Emergency Contact Information for U.S. Citizens
- U.S. Embassy Riyadh: (966) (11) 488-3800
- U.S. Consulate General Jeddah: (966) (12) 667-0080
- U.S. Consulate General Dhahran: (966) (13) 330-3200
Hours of operation are from 8:00 a.m. to 5:00 pm local time in Saudi Arabia, Sunday through Thursday for routine inquiries. During regular business hours, please ask for the American Citizens Services Unit.
During the 2017 Hajj period, the U.S. Embassy and Consulates General will be closed for routine services from September 1-9, and September 24 for Saudi National Day. Pilgrims making Umrah at other times of the year should be aware that the Embassy and Consulates are typically closed on major U.S. and Saudi holidays. A list of closures is available at U.S Embassy & Consulates in Saudi Arabia.
For emergency cases outside of regular business hours or during holidays, use the same numbers listed above to reach a duty officer for assistance.

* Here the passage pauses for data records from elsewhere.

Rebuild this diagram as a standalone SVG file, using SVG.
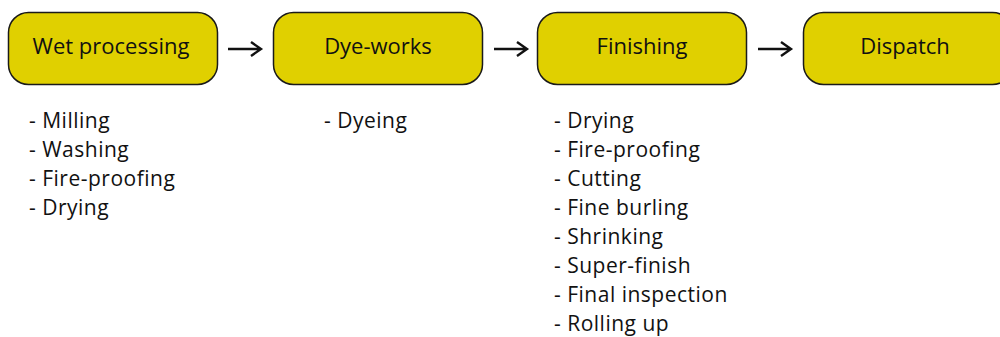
<svg xmlns="http://www.w3.org/2000/svg" width="1000" height="337" viewBox="0 0 1000 337">
<style>
.box{fill:#e0d000;stroke:#1a1a1a;stroke-width:1.5}
.title{font-family:"Open Sans","DejaVu Sans",sans-serif;font-size:22px;fill:#111;text-anchor:middle}
.list{font-family:"Open Sans","DejaVu Sans",sans-serif;font-size:21px;letter-spacing:0.5px;fill:#111}
.conn{stroke:#111;stroke-width:2.4;fill:none}
</style>
<rect width="1000" height="337" fill="#fff"/>
<g id="node-wet">
<rect class="box" x="8.5" y="12.5" width="209" height="72" rx="20"/>
<text class="title" x="111" y="54">Wet processing</text>
<text class="list"><tspan x="29" y="128">- Milling</tspan><tspan x="29" y="157">- Washing</tspan><tspan x="29" y="186">- Fire-proofing</tspan><tspan x="29" y="215">- Drying</tspan></text>
</g>
<g id="node-dye">
<rect class="box" x="273.5" y="12.5" width="209" height="72" rx="20"/>
<text class="title" x="378" y="54">Dye-works</text>
<text class="list" x="324" y="128">- Dyeing</text>
</g>
<g id="node-finishing">
<rect class="box" x="537.5" y="12.5" width="209" height="72" rx="20"/>
<text class="title" x="642" y="54">Finishing</text>
<text class="list"><tspan x="554" y="128">- Drying</tspan><tspan x="554" y="157">- Fire-proofing</tspan><tspan x="554" y="186">- Cutting</tspan><tspan x="554" y="215">- Fine burling</tspan><tspan x="554" y="244">- Shrinking</tspan><tspan x="554" y="273">- Super-finish</tspan><tspan x="554" y="302">- Final inspection</tspan><tspan x="554" y="330.5">- Rolling up</tspan></text>
</g>
<g id="node-dispatch">
<rect class="box" x="803.5" y="12.5" width="209" height="72" rx="20"/>
<text class="title" x="905" y="54">Dispatch</text>
</g>
<g id="connectors">
<path class="conn" d="M228 49H261M251 42L261 49L251 56"/>
<path class="conn" d="M494 49H527M517 42L527 49L517 56"/>
<path class="conn" d="M758 49H791M781 42L791 49L781 56"/>
</g>
</svg>
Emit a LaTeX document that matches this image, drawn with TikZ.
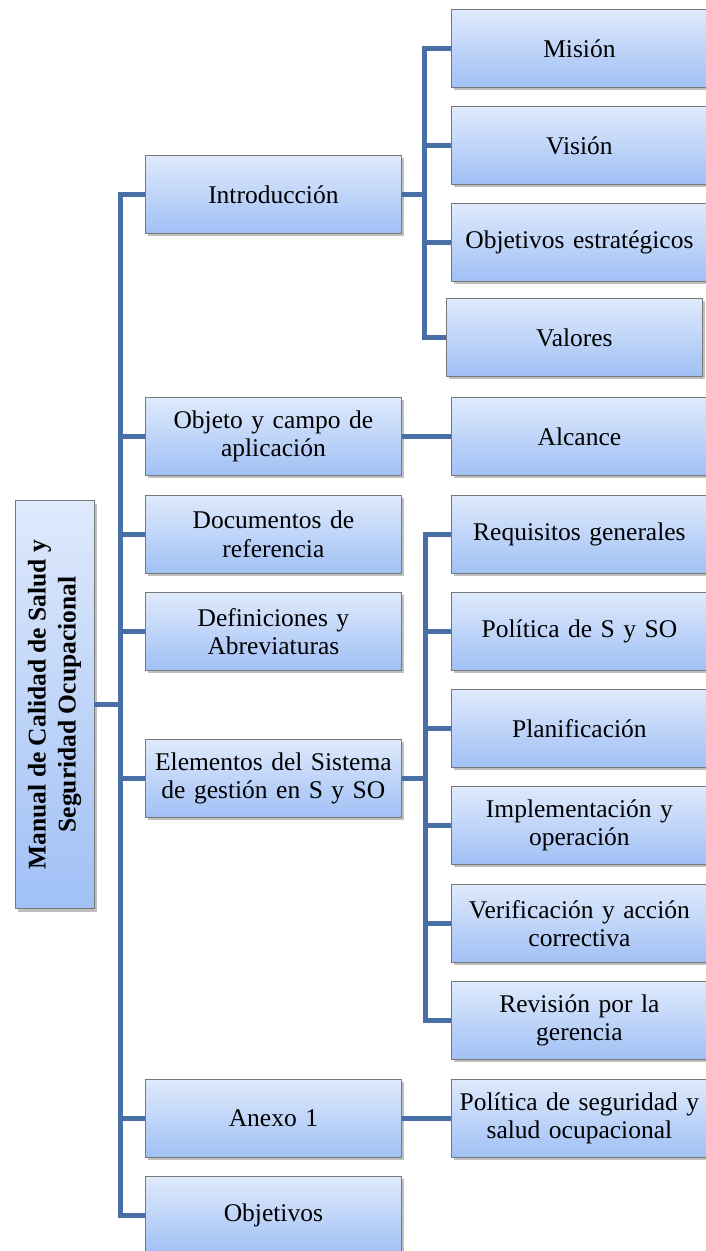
\documentclass[tikz,border=0pt]{standalone}
\usepackage{fontspec}
\setmainfont{Liberation Serif}
\usepackage{graphicx}
\usetikzlibrary{shadows}
\definecolor{lineblue}{RGB}{72,112,166}
\definecolor{boxtop}{RGB}{223,234,252}
\definecolor{boxbot}{RGB}{160,192,245}
\definecolor{boxline}{RGB}{120,120,120}
\tikzset{
  box/.style={draw=boxline, line width=0.8pt, top color=boxtop, bottom color=boxbot,
    minimum width=256pt, minimum height=78pt, inner sep=2pt, text width=250pt,
    align=center, anchor=north west, font=\fontsize{25.5}{28.5}\selectfont,
    drop shadow={shadow xshift=2.5pt, shadow yshift=-3pt, opacity=0.5}},
  rootbox/.style={draw=boxline, line width=0.8pt, top color=boxtop, bottom color=boxbot,
    minimum width=79pt, minimum height=408pt, inner sep=0pt, anchor=center,
    drop shadow={shadow xshift=2.5pt, shadow yshift=-3pt, opacity=0.5}},
  conn/.style={draw=lineblue, line width=5pt},
}
\begin{document}
\begin{tikzpicture}[x=1pt,y=-1pt]
\useasboundingbox (0,0) rectangle (705,1251);

% root
\node[rootbox] (root) at (54.5,704.5) {\rotatebox{90}{\fontsize{25.5}{30}\selectfont\bfseries
  \begin{tabular}{@{}c@{}}Manual de Calidad de Salud y\\Seguridad Ocupacional\end{tabular}}};

% level 1
\node[box] (intro) at (145,155) {Introducción};
\node[box] (objeto) at (145,397) {Objeto y campo de\\aplicación};
\node[box] (docs) at (145,495) {Documentos de\\referencia};
\node[box] (defs) at (145,592) {Definiciones y\\Abreviaturas};
\node[box] (elem) at (145,739) {Elementos del Sistema\\de gestión en S y SO};
\node[box] (anexo) at (145,1079) {Anexo 1};
\node[box] (objs) at (145,1176) {Objetivos};

% level 2
\node[box] (mision) at (451,9) {Misión};
\node[box] (vision) at (451,106) {Visión};
\node[box] (objest) at (451,203) {Objetivos estratégicos};
\node[box] (valores) at (446,298) {Valores};
\node[box] (alcance) at (451,397) {Alcance};
\node[box] (req) at (451,495) {Requisitos generales};
\node[box] (pol) at (451,592) {Política de S y SO};
\node[box] (plan) at (451,689) {Planificación};
\node[box] (impl) at (451,786) {Implementación y\\operación};
\node[box] (verif) at (451,884) {Verificación y acción\\correctiva};
\node[box] (rev) at (451,981) {Revisión por la\\gerencia};
\node[box] (polseg) at (451,1079) {Política de seguridad y\\salud ocupacional};

% connectors root -> level 1
\foreach \c in {intro,objeto,docs,defs,elem,anexo,objs}
  \draw[conn] (root.east) -- ++(26,0) |- (\c.west);

% introducción -> children
\foreach \c in {mision,vision,objest,valores}
  \draw[conn] (intro.east) -- ++(23,0) |- (\c.west);

% elementos -> children
\foreach \c in {req,pol,plan,impl,verif,rev}
  \draw[conn] (elem.east) -- ++(24,0) |- (\c.west);

\draw[conn] (objeto.east) -- (alcance.west);
\draw[conn] (anexo.east) -- (polseg.west);
\end{tikzpicture}
\end{document}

In addition, you can call the Department of State from 8:00 a.m. to 8:00 p.m. Eastern Time, Monday through Friday (except U.S. federal holidays):
From the U.S. & Canada: 1-888-407-4747
From Overseas: +1-202-501-4444
What We Can and Cannot Do
We hope that you will have a trouble-free Hajj or Umrah, as thousands of other pilgrims from the United States do each year. If something does go wrong, however, the U.S. Embassy in Riyadh and the Consulate General in Jeddah can provide you appropriate consular services, such as:
- Arrange for emergency U.S. passports and “boarding foils” for lost I-551 (“green cards”) for U.S. Lawful Permanent Residents. After Hajj, please bring a report from the police station regarding the theft or loss, and a copy of your U.S. passport or green card if possible.
- Seek to contact you within 24 hours of being told that you have been arrested.
- Make special arrangements in case of civil disturbances or disasters.
- Provide contact information for local lawyers and hospitals.
- Arrange for a spouse or next of kin to be informed if you are involved in an accident, arrested, or die, and advise them on the appropriate procedures.
We cannot, however:
- Arrange for travel outside of the designated areas in Mecca and Medina.
- Resolve immigration violations.
- Become involved in any disagreements, e.g. pilgrim and travel agency disputes or lost baggage.
- Rearrange airline, hotel, or other travel bookings.
- Pay for hotel, legal, medical, travel, or other bills.
- Obtain someone’s release from prison.
- Provide legal advice or intervene in court cases or criminal investigations.
This Hajj/Umrah fact sheet may be found at: https://travel.state.gov/content/passports/en/go/Hajj.html
Learn About Your Destination
Check your overseas medical insurance coverage: Ask your medical insurance company if your policy applies overseas, and if it covers emergency expenses such as medical evacuation. If it does not, consider supplemental insurance.